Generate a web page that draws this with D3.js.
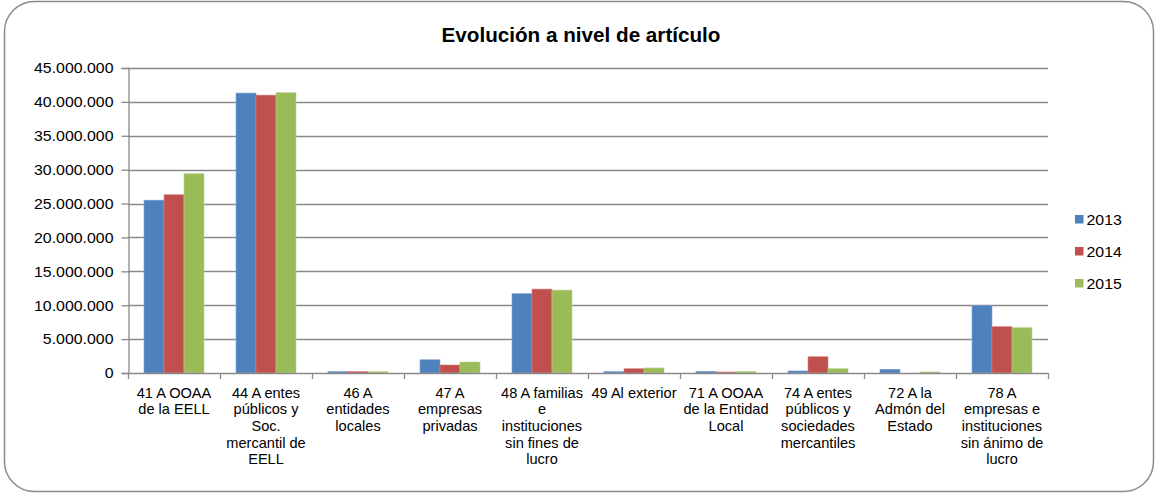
<!DOCTYPE html>
<html>
<head>
<meta charset="utf-8">
<script src="https://cdn.jsdelivr.net/npm/d3@7"></script>
<style>
  html, body { margin: 0; padding: 0; background: #fff; }
  svg { display: block; }
  text { font-family: "Liberation Sans", Arial, sans-serif; fill: #000; }
</style>
</head>
<body>
<svg id="chart" width="1156" height="495"></svg>
<script>
const title = "Evolución a nivel de artículo";
const categories = [
  ["41 A OOAA", "de la EELL"],
  ["44 A entes", "públicos y", "Soc.", "mercantil de", "EELL"],
  ["46 A", "entidades", "locales"],
  ["47 A", "empresas", "privadas"],
  ["48 A familias", "e", "instituciones", "sin fines de", "lucro"],
  ["49 Al exterior"],
  ["71 A OOAA", "de la Entidad", "Local"],
  ["74 A entes", "públicos y", "sociedades", "mercantiles"],
  ["72 A la", "Admón del", "Estado"],
  ["78 A", "empresas e", "instituciones", "sin ánimo de", "lucro"]
];
const seriesNames = ["2013", "2014", "2015"];
const values2013 = [25500000, 41300000, 200000, 1950000, 11700000, 200000, 250000, 300000, 540000, 9950000];
const values2014 = [26300000, 41000000, 200000, 1180000, 12380000, 630000, 150000, 2400000, 0, 6830000];
const values2015 = [29400000, 41350000, 180000, 1620000, 12230000, 740000, 200000, 630000, 150000, 6680000];
const yTicks = [0, 5000000, 10000000, 15000000, 20000000, 25000000, 30000000, 35000000, 40000000, 45000000];
const colors = ["#4F81BD", "#C0504D", "#9BBB59"];
const strokes = ["#7EA2D0", "#D68280", "#B8D08A"];

(function () {
const svg = d3.select("#chart");
const SX = 1.06;

// outer border
svg.append("rect")
  .attr("x", 4.5).attr("y", 1.5).attr("width", 1149).attr("height", 490)
  .attr("rx", 30).attr("ry", 30)
  .attr("fill", "#fff").attr("stroke", "#8c8c8c").attr("stroke-width", 1.5);

const pLeft = 128, pRight = 1048, pTop = 68, pBottom = 373;

const x0 = d3.scaleBand().domain(d3.range(categories.length)).range([pLeft, pRight]).paddingInner(0).paddingOuter(0);
const x1 = d3.scaleBand().domain(d3.range(seriesNames.length)).range([16, x0.bandwidth() - 16]).padding(0);
const y = d3.scaleLinear().domain([0, 45000000]).range([pBottom, pTop]);

const fmt = v => d3.format(",")(v).replace(/,/g, ".");

// gridlines
svg.append("g").selectAll("line").data(yTicks.filter(t => t > 0)).join("line")
  .attr("x1", pLeft).attr("x2", pRight)
  .attr("y1", d => Math.round(y(d)) + 0.5).attr("y2", d => Math.round(y(d)) + 0.5)
  .attr("stroke", "#8a8a8a").attr("stroke-width", 1.3);

// y axis
const yAxis = svg.append("g").attr("transform", `translate(${pLeft + 0.5},0)`)
  .call(d3.axisLeft(y).tickValues(yTicks).tickFormat(fmt).tickSize(7).tickPadding(8));
yAxis.select(".domain").attr("stroke", "#8a8a8a").attr("stroke-width", 1.3);
yAxis.selectAll(".tick line").attr("stroke", "#8a8a8a").attr("stroke-width", 1.3);
yAxis.selectAll(".tick text").attr("font-size", 15).attr("font-family", "Liberation Sans, Arial, sans-serif")
  .attr("fill", "#000")
  .each(function() {
    const t = d3.select(this);
    const xx = +t.attr("x");
    t.attr("x", null).attr("transform", `translate(${xx},0) scale(${SX},1)`);
  });

// bars
const data = [values2013, values2014, values2015];
const groups = svg.append("g").selectAll("g").data(categories.map((c, i) => i)).join("g")
  .attr("transform", i => `translate(${x0(i)},0)`);
groups.selectAll("rect").data(i => data.map((s, k) => ({k, v: s[i]}))).join("rect")
  .attr("x", d => x1(d.k))
  .attr("width", x1.bandwidth())
  .attr("y", d => y(d.v))
  .attr("height", d => y(0) - y(d.v))
  .attr("fill", d => colors[d.k])
  .attr("stroke", d => strokes[d.k]).attr("stroke-width", 0.6);

// x axis
const xb = d3.range(categories.length + 1).map(i => pLeft + i * x0.bandwidth());
svg.append("line").attr("x1", pLeft).attr("x2", pRight)
  .attr("y1", y(0) + 0.5).attr("y2", y(0) + 0.5)
  .attr("stroke", "#8a8a8a").attr("stroke-width", 1.3);
svg.append("g").selectAll("line").data(xb).join("line")
  .attr("x1", d => Math.round(d) + 0.5).attr("x2", d => Math.round(d) + 0.5)
  .attr("y1", y(0)).attr("y2", y(0) + 6)
  .attr("stroke", "#8a8a8a").attr("stroke-width", 1.3);

// category labels
const lab = svg.append("g").selectAll("text").data(categories).join("text")
  .attr("text-anchor", "middle").attr("font-size", 14.6)
  .attr("transform", (d, i) => `translate(${x0(i) + x0.bandwidth() / 2},397.5)`);
lab.selectAll("tspan").data(d => d).join("tspan")
  .attr("x", 0).attr("dy", (d, j) => j === 0 ? 0 : 16.7).text(d => d);

// title
svg.append("text").attr("text-anchor", "middle").attr("font-size", 19.5).attr("font-weight", "bold")
  .attr("transform", `translate(581,41.5) scale(${SX},1)`).text(title);

// legend
const leg = svg.append("g").selectAll("g").data(seriesNames).join("g")
  .attr("transform", (d, i) => `translate(1075,${215 + i * 32})`);
leg.append("rect").attr("width", 8.5).attr("height", 8.5).attr("fill", (d, i) => colors[i]);
leg.append("text").attr("font-size", 15).attr("transform", `translate(11.5,10) scale(${SX},1)`).text(d => d);
})();
</script>
</body>
</html>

Directive
Reproduce the full listing faithfully, but do not carry over any pictures.

Written reply
Generate a web page that draws this with D3.js.
<!DOCTYPE html>
<html>
<head>
<meta charset="utf-8">
<script src="https://cdn.jsdelivr.net/npm/d3@7"></script>
<style>
  html, body { margin: 0; padding: 0; background: #fff; }
  svg { display: block; }
  text { font-family: "Liberation Sans", Arial, sans-serif; fill: #000; }
</style>
</head>
<body>
<svg id="chart" width="1156" height="495"></svg>
<script>
const title = "Evolución a nivel de artículo";
const categories = [
  ["41 A OOAA", "de la EELL"],
  ["44 A entes", "públicos y", "Soc.", "mercantil de", "EELL"],
  ["46 A", "entidades", "locales"],
  ["47 A", "empresas", "privadas"],
  ["48 A familias", "e", "instituciones", "sin fines de", "lucro"],
  ["49 Al exterior"],
  ["71 A OOAA", "de la Entidad", "Local"],
  ["74 A entes", "públicos y", "sociedades", "mercantiles"],
  ["72 A la", "Admón del", "Estado"],
  ["78 A", "empresas e", "instituciones", "sin ánimo de", "lucro"]
];
const seriesNames = ["2013", "2014", "2015"];
const values2013 = [25500000, 41300000, 200000, 1950000, 11700000, 200000, 250000, 300000, 540000, 9950000];
const values2014 = [26300000, 41000000, 200000, 1180000, 12380000, 630000, 150000, 2400000, 0, 6830000];
const values2015 = [29400000, 41350000, 180000, 1620000, 12230000, 740000, 200000, 630000, 150000, 6680000];
const yTicks = [0, 5000000, 10000000, 15000000, 20000000, 25000000, 30000000, 35000000, 40000000, 45000000];
const colors = ["#4F81BD", "#C0504D", "#9BBB59"];
const strokes = ["#7EA2D0", "#D68280", "#B8D08A"];

(function () {
const svg = d3.select("#chart");
const SX = 1.06;

// outer border
svg.append("rect")
  .attr("x", 4.5).attr("y", 1.5).attr("width", 1149).attr("height", 490)
  .attr("rx", 30).attr("ry", 30)
  .attr("fill", "#fff").attr("stroke", "#8c8c8c").attr("stroke-width", 1.5);

const pLeft = 128, pRight = 1048, pTop = 68, pBottom = 373;

const x0 = d3.scaleBand().domain(d3.range(categories.length)).range([pLeft, pRight]).paddingInner(0).paddingOuter(0);
const x1 = d3.scaleBand().domain(d3.range(seriesNames.length)).range([16, x0.bandwidth() - 16]).padding(0);
const y = d3.scaleLinear().domain([0, 45000000]).range([pBottom, pTop]);

const fmt = v => d3.format(",")(v).replace(/,/g, ".");

// gridlines
svg.append("g").selectAll("line").data(yTicks.filter(t => t > 0)).join("line")
  .attr("x1", pLeft).attr("x2", pRight)
  .attr("y1", d => Math.round(y(d)) + 0.5).attr("y2", d => Math.round(y(d)) + 0.5)
  .attr("stroke", "#8a8a8a").attr("stroke-width", 1.3);

// y axis
const yAxis = svg.append("g").attr("transform", `translate(${pLeft + 0.5},0)`)
  .call(d3.axisLeft(y).tickValues(yTicks).tickFormat(fmt).tickSize(7).tickPadding(8));
yAxis.select(".domain").attr("stroke", "#8a8a8a").attr("stroke-width", 1.3);
yAxis.selectAll(".tick line").attr("stroke", "#8a8a8a").attr("stroke-width", 1.3);
yAxis.selectAll(".tick text").attr("font-size", 15).attr("font-family", "Liberation Sans, Arial, sans-serif")
  .attr("fill", "#000")
  .each(function() {
    const t = d3.select(this);
    const xx = +t.attr("x");
    t.attr("x", null).attr("transform", `translate(${xx},0) scale(${SX},1)`);
  });

// bars
const data = [values2013, values2014, values2015];
const groups = svg.append("g").selectAll("g").data(categories.map((c, i) => i)).join("g")
  .attr("transform", i => `translate(${x0(i)},0)`);
groups.selectAll("rect").data(i => data.map((s, k) => ({k, v: s[i]}))).join("rect")
  .attr("x", d => x1(d.k))
  .attr("width", x1.bandwidth())
  .attr("y", d => y(d.v))
  .attr("height", d => y(0) - y(d.v))
  .attr("fill", d => colors[d.k])
  .attr("stroke", d => strokes[d.k]).attr("stroke-width", 0.6);

// x axis
const xb = d3.range(categories.length + 1).map(i => pLeft + i * x0.bandwidth());
svg.append("line").attr("x1", pLeft).attr("x2", pRight)
  .attr("y1", y(0) + 0.5).attr("y2", y(0) + 0.5)
  .attr("stroke", "#8a8a8a").attr("stroke-width", 1.3);
svg.append("g").selectAll("line").data(xb).join("line")
  .attr("x1", d => Math.round(d) + 0.5).attr("x2", d => Math.round(d) + 0.5)
  .attr("y1", y(0)).attr("y2", y(0) + 6)
  .attr("stroke", "#8a8a8a").attr("stroke-width", 1.3);

// category labels
const lab = svg.append("g").selectAll("text").data(categories).join("text")
  .attr("text-anchor", "middle").attr("font-size", 14.6)
  .attr("transform", (d, i) => `translate(${x0(i) + x0.bandwidth() / 2},397.5)`);
lab.selectAll("tspan").data(d => d).join("tspan")
  .attr("x", 0).attr("dy", (d, j) => j === 0 ? 0 : 16.7).text(d => d);

// title
svg.append("text").attr("text-anchor", "middle").attr("font-size", 19.5).attr("font-weight", "bold")
  .attr("transform", `translate(581,41.5) scale(${SX},1)`).text(title);

// legend
const leg = svg.append("g").selectAll("g").data(seriesNames).join("g")
  .attr("transform", (d, i) => `translate(1075,${215 + i * 32})`);
leg.append("rect").attr("width", 8.5).attr("height", 8.5).attr("fill", (d, i) => colors[i]);
leg.append("text").attr("font-size", 15).attr("transform", `translate(11.5,10) scale(${SX},1)`).text(d => d);
})();
</script>
</body>
</html>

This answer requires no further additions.